Zimbabwe’s President Robert Mugabe described U.S. Assistant Secretary for African Affairs Johnnie Carson as an “idiot” after meeting with him briefly on July 2.

In a transcript of an interview published on the Web site of the state-controlled Herald newspaper today, Mugabe said of Carson, “Who is he? I hope he was not speaking for” President Barack Obama.

“You wouldn’t speak to an idiot of that nature,” Mugabe said of the diplomat. “I was very angry with him, and he thinks he could dictate to us what to do.”

The meeting was the first between Mugabe and a U.S. official in several years, prompting speculation of a thaw in relations. It took place on the sidelines of an African Union summit in Sirte, Libya.

“I told him he was a shame, a great shame being an African-American,” the newspaper quoted Mugabe as saying.

State Department spokesman Ian Kelly described Carson as the U.S.’s “most experienced diplomat in African affairs.”

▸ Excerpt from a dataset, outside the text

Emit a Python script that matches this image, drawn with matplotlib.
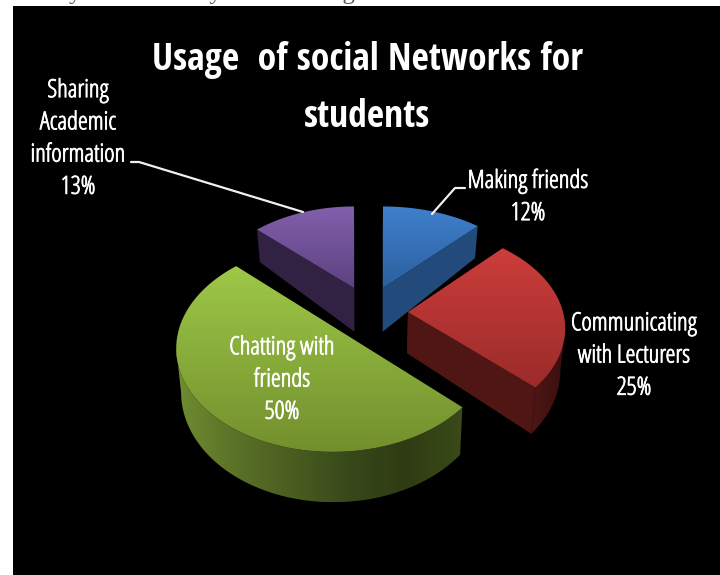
import numpy as np
import matplotlib
matplotlib.use("Agg")
import matplotlib.pyplot as plt
import matplotlib.patheffects as pe
from matplotlib.colors import LinearSegmentedColormap, to_rgb
from matplotlib.patches import Polygon, Rectangle

# Survey shares, clockwise from twelve o'clock
categories = ["Making friends", "Communicating\nwith Lecturers", "Chatting with\nfriends",
              "Sharing\nAcademic\ninformation"]
shares = [12, 25, 50, 13]
title_lines = ["Usage  of social Networks for", "students"]
page_line = "of many faculties may use the integrated network of CMC."

# Slice geometry on the canvas (pixels): apex, half-axes and perspective terms
apex = [(383, 288), (408, 312), (353, 339), (354, 288)]
half_w = [155, 155, 155, 148]
half_h = [95, 98, 103, 95]
persp_depth = [0.165, 0.165, 0.08, 0.165]
persp_side = [0.0, 0.0, 0.12, 0.0]
wall_near_far = [(0.19, -11), (0.065, 21), (0.065, 21), (0.19, -11)]
draw_order = [3, 0, 1, 2]

top_colors = [("#3f80cc", "#2c609f"), ("#cc3d3b", "#9a2b29"), ("#9ec848", "#728f2d"), ("#835fac", "#5c4280")]
face_colors = ["#224a7a", "#4f1614", None, "#312244"]
wall_colors = [["#224a7a", "#224a7a"], ["#4e1614", "#3a100f"],
               ["#708d30", "#5b7228", "#4a5e20", "#38491a", "#2f3c13", "#3a4a18"],
               ["#312244", "#312244"]]

CONVERGE = 0.975
VANISH_X = 370

fig = plt.figure(figsize=(7.2, 5.75), dpi=100, facecolor="white")
ax = fig.add_axes([0, 0, 1, 1])
ax.set_xlim(0, 720)
ax.set_ylim(575, 0)
ax.axis("off")

ax.text(-1, -0.5, page_line, family="Liberation Serif", fontsize=18, color="#555555", va="baseline", ha="left")
ax.add_patch(Rectangle((13, 6), 707, 569, facecolor="black", edgecolor="none", zorder=1))


def shade(poly, colors, horizontal, zorder):
    """Fill a polygon with a colour ramp clipped to its outline."""
    x0, y0 = poly.min(axis=0)
    x1, y1 = poly.max(axis=0)
    grad = np.linspace(0, 1, 256)
    grad = grad[None, :] if horizontal else grad[:, None]
    cmap = LinearSegmentedColormap.from_list("ramp", [to_rgb(c) for c in colors])
    im = ax.imshow(grad, cmap=cmap, extent=(x0, x1, y1, y0), aspect="auto",
                   zorder=zorder, interpolation="bilinear")
    patch = Polygon(poly, closed=True, transform=ax.transData, facecolor="none", edgecolor="none")
    ax.add_patch(patch)
    im.set_clip_path(patch)


def project(i, theta):
    """Perspective projection of a unit-radius rim point of slice i."""
    w = 1 + persp_depth[i] * np.cos(theta) + persp_side[i] * np.sin(theta)
    x = apex[i][0] + half_w[i] * np.sin(theta) / w
    y = apex[i][1] - half_h[i] * np.cos(theta) / w
    return np.column_stack([x, y])


def lower(i, pts):
    """Matching points on the bottom surface of slice i."""
    slope, base = wall_near_far[i]
    x = VANISH_X + CONVERGE * (pts[:, 0] - VANISH_X)
    return np.column_stack([x, pts[:, 1] + base + slope * pts[:, 1]])


edges = np.cumsum([0] + shares) / sum(shares) * 2 * np.pi

for layer, i in enumerate(draw_order):
    z = 2 + layer * 5
    t0, t1 = edges[i], edges[i + 1]
    thetas = np.linspace(t0, t1, 400)
    rim = project(i, thetas)
    tip = np.array([apex[i]], dtype=float)

    # radial faces of the slice
    if face_colors[i] is not None:
        for end in (rim[0:1], rim[-1:]):
            top = np.vstack([tip, end])
            wall = np.vstack([top, lower(i, top)[::-1]])
            ax.add_patch(Polygon(wall, closed=True, facecolor=face_colors[i], edgecolor="none", zorder=z))

    # outer wall, only where the rim faces the viewer (x falls as theta grows)
    facing = np.gradient(rim[:, 0]) < 0
    if facing.sum() > 1:
        arc = rim[facing]
        wall = np.vstack([arc, lower(i, arc)[::-1]])
        shade(wall, wall_colors[i], True, z + 1)

    # top surface
    top = np.vstack([tip, rim])
    shade(top, top_colors[i], False, z + 2)

# Data labels built from the shares
label_pos = [(528, 197), (634, 356), (282, 380), (78, 139)]
for name, share, (x, y) in zip(categories, shares, label_pos):
    ax.text(x, y, f"{name}\n{share}%", color="white", ha="center", va="center",
            family="Open Sans", stretch="condensed", fontweight=300, fontsize=18,
            linespacing=1.38, zorder=40,
            path_effects=[pe.withStroke(linewidth=0.6, foreground="white")])

# Leader lines
ax.plot([131, 139, 303], [162, 162, 212], color="#f0f0f0", lw=1.6, zorder=30, solid_capstyle="round")
ax.plot([465, 455, 432], [188, 188, 214], color="#f0f0f0", lw=1.6, zorder=30, solid_capstyle="round")

for line, y in zip(title_lines, (60, 117)):
    ax.text(367, y, line, color="white", ha="center", va="center", family="Open Sans Condensed",
            fontweight="bold", fontsize=27, zorder=40)

fig.savefig("out.png", dpi=100, facecolor="white")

“He’s one of the most talented people we have, and I don’t see why anybody could use those kinds of characterizations,” Kelly told reporters in Washington without elaborating on the meeting itself.

Strained Relations

Relations between Zimbabwe and the U.S. have been strained for a decade, with the U.S. accusing Mugabe’s government of human-rights abuses and economic mismanagement. Mugabe has increasingly looked to Africa and allies like China and Iran to end both the country’s political and economic crises.

“We have the whole of the Southern African Development Community working with us, and you have the likes of little fellows like Carson, you see, wanting to say ‘you do this, you do that,’” Mugabe said in the interview in Libya’s capital, Tripoli.

Mugabe also said that Zimbabwe’s Prime Minister Morgan Tsvangirai had apologized for the boycott of a cabinet meeting by the Movement for Democratic Change last week.

“It was a surprise to me,” Mugabe said. “It’s insolence on one hand, but it’s also abysmal ignorance on the other.”

The MDC and Mugabe’s Zimbabwe African National Union party formed a unity government this year to help resolve the country’s political and economic crisis. Tsvangirai’s deputy, Thokozani Khupe, has said the MDC reserves the right to “disengage” from the coalition, while Tsvangirai said on June 30 that there were no plans to pull out of the government.

Africa will increasingly look toward itself and the East for development, while ignoring Western assistance, Mugabe also said in the interview.

Western aid comes “in a crooked way to serve their own political objectives,” Mugabe said. “The Chinese fund does not come that way,” he added, referring to a $950 million loan Zimbabwe signed with China last week.